Me: Tell me something I don't know about you!
You: *Pause* I think you know everything. What don't you know about me?
Me: ......I don't know
You: Tell me something I don't know about you
Me: *Long Pause* Uhhhhh... I give up 

I just fell so content with everything.. but school. 
9/7/13

Children- I have children! Last night was the Pinning ceremony. It all seems surreal. This was the 6th Pinning I've attended. Holy crap, I'm getting old. & yet, this was insanely different. Who knows what will come of this journey. Who knows what'll happen. All I know is, I love my kiddos, and I don't even know them. I'm holding my arms wide open (Without scarying/overwhelming them. Their comfort level is what I'm most concerned of) It's a big pledge class, but I'm up for the challenge. I'm concerned with Risk Management issues. I'm concerned with booking a retreat for so many people. I'm concerned with actives influencing them. I'm concerned with one bad apple spoiling the bunch. I'm concerned for people not being here for the right reasons.

Officially at 6 PA's. At least it's an even number.

I'm a momma. Holy crap. It's official. Time to start learning some names. Hello, Kiddos :)

Tuesday, October 8, 2013

I wonder if my kiddos will ever find my blog one day. Who knows. It's 4 weeks in, but it feels like I've had no time with my kids, yet I've had so much time with them. From a professional stand point, I'm extremely proud of all my kids. From the 53 that got pinned, to the 49 that are all my children, I'm beyond excited for the stories they tell me. I'm excited that they're enjoying pledging. I'm beyond excited when I hear them talking about wanting to do leadership positions. I can't wait for the moment that I'm at their Activation watching their real journey into this organization. I can't wait for the moment that all this stress is relieved from them. When they can cast away all their stress and anxiety, and look at how far they have grown through this program that we're created for them. Granted, our program is no walk in the park. It's not easy. I'm strict because my mommas were strict on me, but granted, if they weren't so strict on us, I would not have grown up so quickly. I would not be proud of my letters, and I would not be the person I am today. I'm a proud mama to all my kiddos. 

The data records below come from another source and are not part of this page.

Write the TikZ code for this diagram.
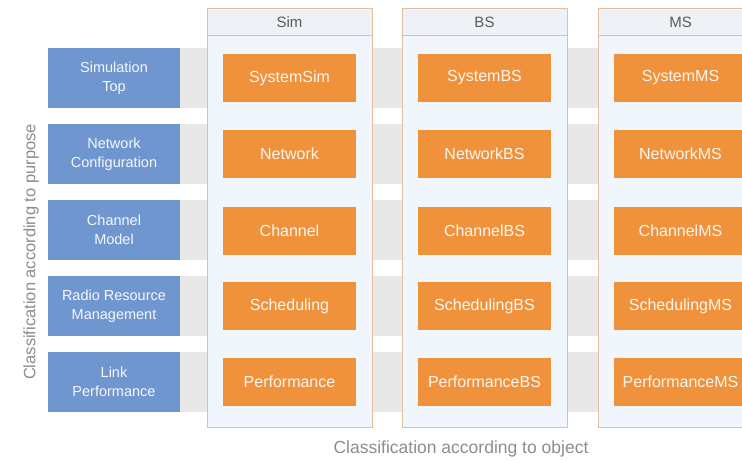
\documentclass[tikz,border=0pt]{standalone}
\usepackage{fontspec}
\setmainfont{Liberation Sans}
\definecolor{purposeblue}{RGB}{112,150,208}
\definecolor{objorange}{RGB}{240,146,60}
\definecolor{bandgray}{RGB}{232,232,232}
\definecolor{colfill}{RGB}{241,246,252}
\definecolor{headfill}{RGB}{238,241,246}
\definecolor{colborder}{RGB}{228,190,160}
\definecolor{headtext}{RGB}{90,90,90}
\definecolor{axistext}{RGB}{140,140,140}
\tikzset{
  purposebox/.style={fill=purposeblue, text=white!93!purposeblue, align=center,
    minimum width=132pt, minimum height=60pt, inner sep=0pt,
    font=\fontsize{14.5}{19}\selectfont},
  objbox/.style={fill=objorange, text=white!92!objorange, align=center,
    minimum width=133pt, minimum height=48pt, inner sep=0pt,
    font=\fontsize{16}{19}\selectfont},
  colframe/.style={draw=colborder, line width=1pt, fill=colfill},
  colhead/.style={draw=colborder, line width=1pt, fill=headfill},
  headlabel/.style={text=headtext, font=\fontsize{15}{18}\selectfont},
  axislabel/.style={text=axistext, font=\fontsize{16.5}{20}\selectfont},
}
\begin{document}
\begin{tikzpicture}[x=1pt,y=-1pt]
\useasboundingbox (0,0) rectangle (742,461);
\clip (0,0) rectangle (742,461);

% grey bands behind each purpose row
\foreach \yc in {78,154,230,306,382}
  \fill[bandgray] (48,\yc-30) rectangle (742,\yc+30);

% object columns with header
\foreach \L/\name/\lab in {207/colsim/Sim,402/colbs/BS,598/colms/MS} {
  \draw[colframe] (\L,8) rectangle (\L+165,427);
  \draw[colhead] (\L,8) rectangle (\L+165,35);
  \node[headlabel] (\name) at (\L+82.5,22) {\lab};
}

% purpose boxes
\node[purposebox] (p1) at (114,78)  {Simulation\\Top};
\node[purposebox] (p2) at (114,154) {Network\\Configuration};
\node[purposebox] (p3) at (114,230) {Channel\\Model};
\node[purposebox] (p4) at (114,306) {Radio Resource\\Management};
\node[purposebox] (p5) at (114,382) {Link\\Performance};

% class boxes
\foreach \i/\yc/\base in {1/78/System,2/154/Network,3/231/Channel,4/306/Scheduling,5/381.5/Performance} {
  \node[objbox] (sim\i) at (289.5,\yc) {\ifnum\i=1 SystemSim\else\base\fi};
  \node[objbox] (bs\i)  at (484.5,\yc) {\base BS};
  \node[objbox] (ms\i)  at (680.5,\yc) {\base MS};
}

% axis labels
\node[axislabel, rotate=90] (purpose) at (31,252) {Classification according to purpose};
\node[axislabel, font=\fontsize{17.5}{20}\selectfont] (object) at (461,449) {Classification according to object};
\end{tikzpicture}
\end{document}
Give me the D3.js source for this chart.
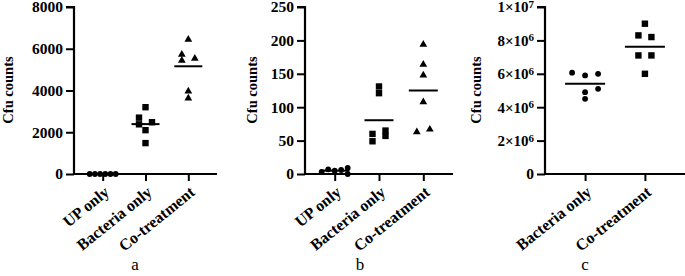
<!DOCTYPE html>
<html>
<head>
<meta charset="utf-8">
<script src="https://cdn.jsdelivr.net/npm/d3@7"></script>
<style>
  html, body { margin: 0; padding: 0; background: #fff; }
  svg text { font-family: "Times New Roman", "Liberation Serif", serif; fill: #000; }
</style>
</head>
<body>
<svg id="chart" width="685" height="276"></svg>
<script>
// Panel a: colony counts
const catsA = ["UP only", "Bacteria only", "Co-treatment"];
const upOnlyA = [0, 0, 0, 0, 0, 0];
const bacteriaA = [3200, 2700, 2480, 2380, 2100, 1480];
const cotreatA = [6480, 5760, 5480, 5570, 4000, 3670];
const ticksA = [0, 2000, 4000, 6000, 8000];

// Panel b
const catsB = ["UP only", "Bacteria only", "Co-treatment"];
const upOnlyB = [3, 7, 5, 6, 9, 0];
const bacteriaB = [131, 121, 60, 49, 65, 57];
const cotreatB = [195, 165, 149, 109, 64, 68];
const ticksB = [0, 50, 100, 150, 200, 250];

// Panel c
const catsC = ["Bacteria only", "Co-treatment"];
const bacteriaC = [6.07e6, 5.9e6, 6.0e6, 4.9e6, 5.1e6, 4.5e6];
const cotreatC = [9.0e6, 8.3e6, 8.2e6, 7.1e6, 7.1e6, 6.0e6];
const ticksC = [0, 2e6, 4e6, 6e6, 8e6, 1e7];

// column index of each point inside its group (scatter-dot spreading)
const lanesUpA = [-2, -1.2, -0.4, 0.4, 1.2, 2];
const lanesBacA = [0, -1, 1, -1, 0, 0];
const lanesCoA = [0, -1, -1, 1, 0, 0];
const lanesUpB = [-2, -1, 0, 1, 2, 2];
const lanesBacB = [0, 0, -1, -1, 1, 1];
const lanesCoB = [0, 0, 0, 0, -1, 1];
const lanesBacC = [-2, 0, 2, 0, 2, 0];
const lanesCoC = [0, -1, 1, -1, 1, 0];

const svg = d3.select("#chart");
const top0 = 7, bottom0 = 174;

function drawPanel(p) {
    const g = svg.append("g");
    const x = d3.scalePoint().domain(p.cats).range([p.left, p.right]).padding(0.67);
    const y = d3.scaleLinear().domain([0, p.max]).range([bottom0, top0]);

    // y axis
    const yAxis = g.append("g")
        .attr("transform", `translate(${p.left},0)`)
        .call(d3.axisLeft(y).tickValues(p.ticks).tickSize(8).tickPadding(3).tickFormat(p.fmt || d3.format("d")));
    yAxis.select(".domain").attr("stroke-width", 2.2).attr("d", `M${-8},${top0}H0V${bottom0}`);
    yAxis.selectAll(".tick line").attr("stroke-width", 2);
    yAxis.selectAll(".tick text")
        .style("font-size", "15.5px").style("font-weight", "bold");

    if (p.sci) {
        yAxis.selectAll(".tick text").each(function(d) {
            const t = d3.select(this).text("");
            if (d === 0) { t.text("0"); return; }
            const e = Math.floor(Math.log10(d) + 1e-9);
            const m = Math.round(d / Math.pow(10, e));
            t.append("tspan").style("font-size", "15px").text(m + "\u00d710");
            t.append("tspan").attr("dy", "-0.4em").style("font-size", "11px").text(e);
        });
    }

    // x axis
    const xAxis = g.append("g")
        .attr("transform", `translate(0,${bottom0})`)
        .call(d3.axisBottom(x).tickSize(7).tickPadding(0));
    xAxis.select(".domain").attr("stroke-width", 2.2).attr("d", `M${p.left},0H${p.right}`);
    xAxis.selectAll(".tick line").attr("stroke-width", 2);
    xAxis.selectAll(".tick text")
        .attr("text-anchor", "end")
        .attr("transform", "translate(7,20) rotate(-39)")
        .attr("y", 0).attr("dy", 0)
        .style("font-size", "16px").style("font-weight", "bold");

    // y label
    g.append("text")
        .attr("transform", `translate(${p.ylabX},90) rotate(-90)`)
        .attr("text-anchor", "middle")
        .style("font-size", "14.5px").style("font-weight", "bold")
        .text("Cfu counts");

    // panel letter
    g.append("text")
        .attr("x", p.letterX).attr("y", 270)
        .attr("text-anchor", "middle")
        .style("font-size", "17px")
        .text(p.letter);

    const unit = 6.5;
    p.groups.forEach(grp => {
        const cx = x(grp.cat);
        const pts = grp.values.map((v, i) => ({ v, lane: grp.lanes[i] }));
        const gg = g.append("g");
        pts.forEach(d => {
            const px = cx + d.lane * unit, py = y(d.v);
            if (grp.shape === "circle") {
                gg.append("circle").attr("cx", px).attr("cy", py).attr("r", 2.9).attr("fill", "#000");
            } else if (grp.shape === "square") {
                gg.append("rect").attr("x", px - 3.2).attr("y", py - 3.2).attr("width", 6.4).attr("height", 6.4).attr("fill", "#000");
            } else {
                gg.append("path")
                    .attr("d", d3.symbol().type(d3.symbolTriangle).size(26)())
                    .attr("transform", `translate(${px},${py + 0.8})`)
                    .attr("fill", "#000");
            }
        });
        const mean = d3.mean(grp.values);
        gg.append("line")
            .attr("x1", cx - p.meanHalf).attr("x2", cx + p.meanHalf)
            .attr("y1", y(mean)).attr("y2", y(mean))
            .attr("stroke", "#000").attr("stroke-width", 2);
    });
}

drawPanel({
    left: 74, right: 217, max: 8000, ticks: ticksA, cats: catsA,
    ylabX: 13, letter: "a", letterX: 135, meanHalf: 14,
    groups: [
        { cat: catsA[0], values: upOnlyA, lanes: lanesUpA, shape: "circle" },
        { cat: catsA[1], values: bacteriaA, lanes: lanesBacA, shape: "square" },
        { cat: catsA[2], values: cotreatA, lanes: lanesCoA, shape: "triangle" }
    ]
});

drawPanel({
    left: 305, right: 453, max: 250, ticks: ticksB, cats: catsB,
    ylabX: 257, letter: "b", letterX: 360, meanHalf: 14.5,
    groups: [
        { cat: catsB[0], values: upOnlyB, lanes: lanesUpB, shape: "circle" },
        { cat: catsB[1], values: bacteriaB, lanes: lanesBacB, shape: "square" },
        { cat: catsB[2], values: cotreatB, lanes: lanesCoB, shape: "triangle" }
    ]
});

drawPanel({
    left: 545, right: 685, max: 1e7, ticks: ticksC, cats: catsC, sci: true,
    ylabX: 481, letter: "c", letterX: 585, meanHalf: 20,
    groups: [
        { cat: catsC[0], values: bacteriaC, lanes: lanesBacC, shape: "circle" },
        { cat: catsC[1], values: cotreatC, lanes: lanesCoC, shape: "square" }
    ]
});
</script>
</body>
</html>
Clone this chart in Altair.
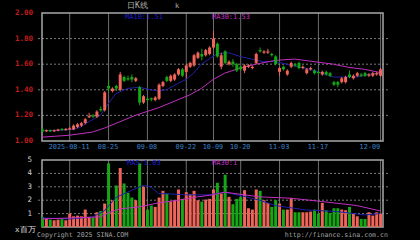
import altair as alt
import pandas as pd

dates = ["07-31","08-01","08-04","08-05","08-06","08-07","08-08","08-11","08-12","08-13","08-14","08-15",
         "08-18","08-19","08-20","08-21","08-22","08-25","08-26","08-27","08-28","08-29","09-01","09-02",
         "09-03","09-04","09-05","09-08","09-09","09-10","09-11","09-12","09-15","09-16","09-17","09-18",
         "09-19","09-22","09-23","09-24","09-25","09-26","09-29","09-30","10-09","10-10","10-13","10-14",
         "10-15","10-16","10-17","10-20","10-21","10-22","10-23","10-24","10-27","10-28","10-29","10-30",
         "10-31","11-03","11-04","11-05","11-06","11-07","11-10","11-11","11-12","11-13","11-14","11-17",
         "11-18","11-19","11-20","11-21","11-24","11-25","11-26","11-27","11-28","12-01","12-02","12-03",
         "12-04","12-05","12-08","12-09"]

opens = [1.09,1.075,1.085,1.075,1.08,1.095,1.085,1.09,1.09,1.11,1.12,1.14,1.185,1.20,1.19,1.25,1.24,1.43,
         1.39,1.43,1.40,1.50,1.49,1.50,1.47,1.42,1.30,1.33,1.335,1.32,1.33,1.43,1.50,1.47,1.48,1.52,1.56,
         1.54,1.58,1.59,1.65,1.68,1.67,1.68,1.73,1.76,1.58,1.70,1.60,1.62,1.60,1.58,1.55,1.58,1.57,1.61,
         1.71,1.69,1.69,1.68,1.66,1.54,1.58,1.52,1.58,1.60,1.61,1.57,1.53,1.56,1.55,1.54,1.52,1.54,1.53,
         1.46,1.46,1.46,1.46,1.52,1.49,1.51,1.52,1.53,1.51,1.51,1.52,1.51]
highs = [1.10,1.09,1.09,1.09,1.095,1.10,1.10,1.11,1.13,1.14,1.15,1.18,1.22,1.21,1.24,1.27,1.39,1.48,
         1.42,1.44,1.54,1.51,1.51,1.52,1.50,1.43,1.36,1.34,1.34,1.35,1.45,1.47,1.51,1.52,1.53,1.57,1.57,
         1.60,1.62,1.68,1.70,1.72,1.72,1.74,1.86,1.77,1.69,1.71,1.63,1.64,1.61,1.59,1.60,1.60,1.59,1.69,
         1.73,1.71,1.72,1.69,1.67,1.58,1.59,1.56,1.62,1.61,1.62,1.59,1.57,1.58,1.56,1.55,1.55,1.55,1.54,
         1.47,1.47,1.50,1.51,1.55,1.52,1.54,1.53,1.54,1.53,1.54,1.54,1.57]
lows = [1.07,1.07,1.07,1.07,1.075,1.08,1.08,1.085,1.085,1.10,1.11,1.13,1.18,1.18,1.18,1.23,1.23,1.39,
        1.38,1.39,1.39,1.46,1.47,1.46,1.46,1.28,1.29,1.30,1.31,1.31,1.32,1.42,1.46,1.46,1.47,1.51,1.50,
        1.49,1.57,1.58,1.64,1.63,1.66,1.67,1.72,1.65,1.56,1.60,1.59,1.58,1.54,1.55,1.53,1.57,1.56,1.60,
        1.69,1.68,1.68,1.66,1.59,1.51,1.55,1.51,1.57,1.58,1.56,1.56,1.52,1.55,1.52,1.52,1.51,1.51,1.50,
        1.43,1.42,1.45,1.45,1.49,1.48,1.50,1.50,1.50,1.50,1.50,1.51,1.50]
closes = [1.075,1.085,1.075,1.085,1.09,1.085,1.095,1.10,1.12,1.13,1.14,1.17,1.195,1.19,1.23,1.24,1.38,1.41,
          1.41,1.41,1.52,1.47,1.48,1.48,1.49,1.30,1.35,1.32,1.325,1.34,1.44,1.46,1.47,1.51,1.52,1.56,1.51,
          1.59,1.61,1.67,1.69,1.66,1.71,1.73,1.80,1.66,1.67,1.61,1.62,1.60,1.55,1.56,1.59,1.59,1.58,1.68,
          1.70,1.70,1.70,1.67,1.60,1.57,1.56,1.55,1.61,1.59,1.57,1.58,1.56,1.57,1.53,1.53,1.54,1.52,1.51,
          1.44,1.44,1.49,1.50,1.50,1.51,1.53,1.51,1.51,1.52,1.53,1.53,1.56]
volumes = [0.75,0.65,0.55,0.5,0.55,0.6,0.5,1.0,0.8,0.85,0.8,1.3,0.75,0.7,1.1,1.2,1.75,4.75,2.0,3.1,
           4.4,3.25,2.55,2.2,2.0,4.75,3.0,1.3,1.6,1.5,2.2,2.7,2.5,1.9,2.0,2.8,2.1,2.6,2.45,2.7,
           2.0,1.9,2.05,2.1,2.8,3.3,2.5,3.9,2.25,1.7,2.1,2.25,2.75,1.4,1.3,2.8,2.7,2.0,1.8,1.5,
           2.0,1.75,1.3,1.3,2.15,1.1,1.1,1.1,1.1,1.15,1.3,1.0,1.8,1.25,1.05,1.4,1.4,1.3,1.25,1.5,
           1.0,0.8,0.6,0.6,1.1,0.85,1.1,1.0]

# moving-average lines (day index, value)
ma_short_idx = [0,5,8,10,12,15,17,19,22,25,28,30,32,35,37,39,41,43,45,48,51,54,57,60,63,66,69,72,75,78,81,84,87]
ma_short_val = [1.08,1.085,1.09,1.11,1.15,1.20,1.29,1.37,1.41,1.42,1.40,1.39,1.40,1.45,1.48,1.53,1.60,1.64,
                1.68,1.69,1.66,1.64,1.62,1.62,1.60,1.58,1.56,1.53,1.50,1.50,1.50,1.52,1.53]
ma_long_idx = [0,7,13,16,20,24,27,30,34,38,41,44,47,51,55,60,65,70,75,79,83,87]
ma_long_val = [1.03,1.045,1.07,1.10,1.15,1.20,1.23,1.26,1.31,1.36,1.41,1.48,1.53,1.57,1.60,1.63,1.64,1.62,
               1.60,1.575,1.56,1.535]
vma_short_idx = [0,7,13,16,19,22,26,28,30,34,37,43,47,51,56,60,68,76,83,87]
vma_short_val = [0.67,0.6,0.75,1.2,2.2,2.6,3.1,3.0,2.5,2.45,2.4,2.4,2.6,2.35,2.0,1.6,1.27,1.15,0.9,1.0]
vma_long_idx = [0,15,17,20,25,30,35,40,44,47,56,64,72,81,87]
vma_long_val = [0.6,0.75,1.05,1.35,1.5,1.8,2.0,2.25,2.4,2.6,2.25,2.15,1.9,1.6,1.2]

tick_dates = ["08-11","08-25","09-08","09-22","10-09","10-20","11-03","11-17","12-09"]
tick_labels = ["2025-08-11","08-25","09-08","09-22","10-09","10-20","11-03","11-17","12-09"]
price_ticks = [1.0, 1.2, 1.4, 1.6, 1.8, 2.0]
price_grid = [1.2, 1.4, 1.6, 1.8]
vol_ticks = [1, 2, 3, 4, 5]
vol_grid = [1, 2, 3, 4]

RED = "#f0645a"
GREEN = "#14a814"
BLUE = "#2020a8"
MAG = "#c030c0"
GRID = "#7a7a7a"
VGRID = "#8a8a8a"
FRAME = "#a8a8a8"
FONT = "DejaVu Sans Mono"

W, H = 351, 240
XMAX = 87.75

df = pd.DataFrame({"i": list(range(len(dates))), "d": dates, "o": opens, "h": highs,
                   "l": lows, "c": closes, "v": volumes})
tick_idx = [dates.index(d) for d in tick_dates]
ticks = pd.DataFrame({"i": tick_idx, "lab": tick_labels})
ticks_main = ticks.iloc[:-1]
ticks_last = ticks.iloc[-1:]
frame_p = pd.DataFrame({"x0": [0], "x1": [XMAX], "y0": [1.0], "y1": [2.0]})
frame_v = pd.DataFrame({"x0": [0], "x1": [XMAX], "y0": [0], "y1": [5]})

xs = alt.Scale(domain=[0, XMAX], nice=False, zero=False)
ps = alt.Scale(domain=[1.0, 2.0], range=[141, 13], nice=False, zero=False)
vs = alt.Scale(domain=[0, 5], range=[227, 160], nice=False, zero=False)

X = lambda f: alt.X(f, type="quantitative", scale=xs, axis=None)
YP = lambda f: alt.Y(f, type="quantitative", scale=ps, axis=None)
YV = lambda f: alt.Y(f, type="quantitative", scale=vs, axis=None)
col = alt.condition("datum.c >= datum.o", alt.value(RED), alt.value(GREEN))

tick_filter = alt.FieldOneOfPredicate(field="d", oneOf=tick_dates)

# ---------- price panel ----------
p_hgrid = alt.Chart(pd.DataFrame({"y": price_grid})).mark_rule(
    color=GRID, strokeDash=[2, 2], strokeWidth=1).encode(y=YP("y"))
# vertical grid: built from the day rows that carry a date label
p_vgrid = alt.Chart(df).transform_filter(tick_filter).transform_calculate(
    gy0=str(price_ticks[0]), gy1=str(price_ticks[-1])
).mark_bar(size=1, xOffset=0.5, color=VGRID, opacity=0.8).encode(
    x=X("i"), y=YP("gy0"), y2="gy1")
p_frame = alt.Chart(frame_p).mark_rect(fillOpacity=0, stroke=FRAME, strokeWidth=1.5).encode(
    x=X("x0"), x2="x1", y=YP("y0"), y2="y1")
p_ma_s = alt.Chart(pd.DataFrame({"i": ma_short_idx, "v": ma_short_val})).mark_line(
    color=BLUE, strokeWidth=1).encode(x=X("i"), y=YP("v"))
p_ma_l = alt.Chart(pd.DataFrame({"i": ma_long_idx, "v": ma_long_val})).mark_line(
    color=MAG, strokeWidth=1).encode(x=X("i"), y=YP("v"))
wicks = alt.Chart(df).mark_rule(strokeWidth=1, xOffset=0.5).encode(
    x=X("i"), y=YP("l"), y2="h", color=col)
bodies = alt.Chart(df).mark_bar(size=3, xOffset=0.5).encode(
    x=X("i"), y=YP("o"), y2="c", color=col)
p_labels = alt.Chart(pd.DataFrame({"y": price_ticks})).mark_text(
    align="right", baseline="middle", font=FONT, fontSize=7.5, fontWeight="bold", color="#c41c1c"
).encode(x=alt.value(-4), y=YP("y"), text=alt.Text("y:Q", format=".2f"))
x_labels = alt.Chart(ticks_main).mark_text(
    align="center", baseline="middle", font=FONT, fontSize=6.8, color="#3c82c8"
).encode(x=X("i"), y=alt.value(147), text="lab:N")
x_label_last = alt.Chart(ticks_last).mark_text(
    align="right", baseline="middle", font=FONT, fontSize=6.8, color="#3c82c8"
).encode(x=X("i"), y=alt.value(147), text="lab:N")

price = alt.layer(p_hgrid, p_vgrid, p_frame, p_ma_s, p_ma_l, wicks, bodies, p_labels,
                  x_labels, x_label_last)

# ---------- volume panel ----------
v_hgrid = alt.Chart(pd.DataFrame({"y": vol_grid})).mark_rule(
    color=GRID, strokeDash=[2, 2], strokeWidth=1).encode(y=YV("y"))
v_vgrid = alt.Chart(df).transform_filter(tick_filter).transform_calculate(
    gy0="0", gy1=str(vol_ticks[-1])
).mark_bar(size=1, xOffset=0.5, color=VGRID, opacity=0.8).encode(
    x=X("i"), y=YV("gy0"), y2="gy1")
v_frame = alt.Chart(frame_v).mark_rect(fillOpacity=0, stroke=FRAME, strokeWidth=1.5).encode(
    x=X("x0"), x2="x1", y=YV("y0"), y2="y1")
v_bars = alt.Chart(df).mark_bar(size=3, xOffset=0.5).encode(x=X("i"), y=YV("v"), color=col)
v_ma_s = alt.Chart(pd.DataFrame({"i": vma_short_idx, "v": vma_short_val})).mark_line(
    color=BLUE, strokeWidth=1).encode(x=X("i"), y=YV("v"))
v_ma_l = alt.Chart(pd.DataFrame({"i": vma_long_idx, "v": vma_long_val})).mark_line(
    color=MAG, strokeWidth=1).encode(x=X("i"), y=YV("v"))
v_labels = alt.Chart(pd.DataFrame({"y": vol_ticks})).mark_text(
    align="right", baseline="middle", font=FONT, fontSize=7.5, color="#d0d0d0"
).encode(x=alt.value(-5), y=YV("y"), text="y:Q")

volume = alt.layer(v_hgrid, v_vgrid, v_frame, v_bars, v_ma_s, v_ma_l, v_labels)

# ---------- static texts ----------
def txt(s, x, y, color, align="left", size=7):
    return alt.Chart(pd.DataFrame({"t": [s]})).mark_text(
        align=align, baseline="middle", font=FONT, fontSize=size, color=color
    ).encode(x=alt.value(x), y=alt.value(y), text="t:N")

texts = alt.layer(
    txt("日K线", 90, 6, "#b0b0b0", size=8),
    txt("k", 138, 6, "#b0b0b0", size=7),
    txt("MA10:1.51", 88, 17, "#1c1cd0", size=7),
    txt("MA30:1.53", 175, 17, MAG, size=7),
    txt("MA5:1.03", 90, 163, "#1c1cd0", size=7),
    txt("MA30:1", 175, 163, MAG, size=7),
    txt("x百万", -22, 230, "#e0e0e0", size=7.5),
    txt("Copyright 2025 SINA.COM", 0, 235, "#a0a0a0", size=6.6),
    txt("http://finance.sina.com.cn", W, 235, "#a0a0a0", align="right", size=6.6),
)

chart = alt.layer(price, volume, texts).resolve_scale(y="independent").properties(
    width=W, height=H,
    autosize=alt.AutoSizeParams(type="none"),
    padding={"left": 37, "top": 0, "right": 32, "bottom": 0},
).configure(background="black").configure_view(stroke=None)

chart.save("out.html", embed_options={"renderer": "svg", "actions": False})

It's weird. It's a whole different world. I can't explain it to people. Relationships within APO are hard enough to explain, but explaining the role of a pledge mom is the weirdest, most complicated relationship ever. 

I'm excited for my children to go on their retreat. I can't believe how fast everything is going. Retreat is this weekend. LSR Sunday, BSR the following Saturday. That with school, and there really is more than enough things to occupy my mind. Don't even get me started with the flashback and current things running through my brain. 

It's a challenging semester, in more ways than one and I would not have predicted it. I mean sure, there are certain aspects that I understand, but I didn't expect to feel so close to my coworkers. I didn't expect to love working with the kids at work. I didn't expect to hate volunteering at the VA. I didn't expect memorizing kiddos names & getting to know them to be so hard. I expected/didn't expect how clingy I would become. I didn't expect so many units. I didn't expect all these thoughts trickling into my life. It's weird. Being submerged in a completely different pledge program has caused all these flashbacks for me. It's weird though 'cause I still don't remember much of pledging. Pushing back those memories, yet having them come back has been pretty tough these past few days especially.